- Born: John Owen Read 14 November 1920 Chalfont St Giles, UK
- Died: 13 April 2006 (aged 85)
- Occupations: Television producer; Cinematographer;
- Years active: 1950–1980s
- Employer: AP Films (1950s–late 1960s)
- Notable credits: Thunderbirds Are Go; Doppelgänger;
- Television: Supercar; Stingray; Thunderbirds; The Adventures of Rupert Bear;

= John Read (producer) =

British television producer

John Owen Read (14 November 1920 – 13 April 2006) was a British television producer, cinematographer, director and special effects artist.

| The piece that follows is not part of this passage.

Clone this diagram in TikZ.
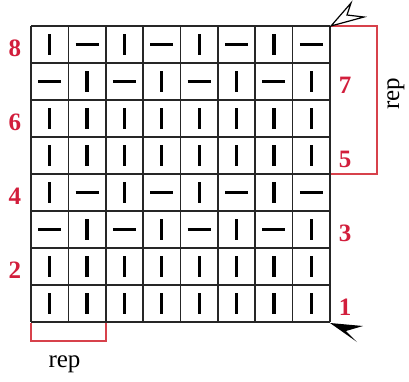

Read was born in Chalfont St Giles. He is widely associated with the productions of Gerry Anderson. Having served as director of photography on Four Feather Falls (1960), Crossroads to Crime (1960), Supercar (1961–62), Stingray (1964–65) and Thunderbirds (1965–66), Read worked on the latter show's second series, the film Thunderbirds Are Go (1966) and the subsequent series Captain Scarlet and the Mysterons (1967–68) as associate producer. He returned to cinematography for the film Doppelgänger (1969). When filming clouds at 12,000 feet for Supercar, Read told Anderson that he only had one lung.

Read's other credits include the 1954 film Passenger to Tokyo and the 1970s TV series The Adventures of Rupert Bear (cinematographer), as well as the series Cloppa Castle and The Munch Bunch (producer). He is also known for producing and directing Here Comes Mumfie in 1975.

Read died in 2006, aged 85, after suffering injuries in a car crash. He had been diagnosed with cancer prior to his death.